Source of explosion attributed to gas leaking from nearby parked bus
The explosion was attributed to gas leaking from a parked bus leaking into the cistern, as it occurred when Mr. Flowers "flipped the switch" to start an electric pump situated under the floor above the cistern. The floor caught fire but the blaze was extinguished by the time the fire department arrived.
In the late summer of 1931, Bennett Motor acquired the Plymoth dealership, and Miss Sarah Cain, of near Columbia soon thereafter bought from them a "beautiful Plymoth Sedan." (Durant, both unable to manufacture enough cars to meet demand and hit hard by the depression, had ceased production in August 1931.)

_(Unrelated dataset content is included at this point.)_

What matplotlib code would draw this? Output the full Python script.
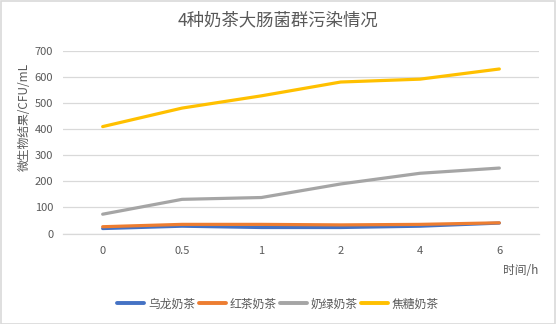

Other purchases of note included Dr. T.P Stephenson buying "a beautiful new Essex Coupe" in early 1932 and Mr. Horace Cundiff's "beautiful new Chrysler sedan" in April 1934.
Come the spring of 1933, a fire in the building caused considerable damage. "Several of the large windows in the display were cracked and broken and the interior of the garage was badly scorched and blackened by the smoke. The top was burned off a new Durant Sedan which was on display." Neither Mr. Walker nor Mr. Bennett carried any insurance.
Less than two months after Mr. Cundiff drove away in his new vehicle in the spring of 1934, Bennett Motor Co. ceased to exist. In early June, reported the News, "J.W. Walker has bought out the Bennett Motor Co. located on Campbellsville Street and will operate under the name Walker Motor Company." The new company would sell Plymoth and DeSoto vehicles (both made by Chrysler) and International trucks. Mr. J. Wilson Monroe was sales manager and J. Frank Walker was salesman.
Mr. Ray Flowers appointed Columbia postmaster; and passing of Emery Bennett
Just under a year later, Mr. Ray Flowers was appointed postmaster of Columbia. Emery J. Bennett, 70 or a bit past when the dealership changed hands, retired from public life and quietly spent his remaining years in Columbia. When he passed in 1943, the News said of him, "Mr. Bennett was one of the most popular citizens of this community, having the respect, love ad admiration of a wide circle of friends by whom he will be greatly missed." He was survived by his wife, Mollie, and three of his children by Myrtle, one son having passed in 1920.
In 1939, David Heskamp took dealer agency for Oldsmobile cars
In the fall of 1939, David Heskamp took the dealer agency for "the popular line of Oldsmobile cars formerly sold by Ingram Motor Co." The firm, known as the Heskamp Motor Co., was first located, temporarily, in the Walker Motor Co. building, Mr. Virgil Collins, salesman.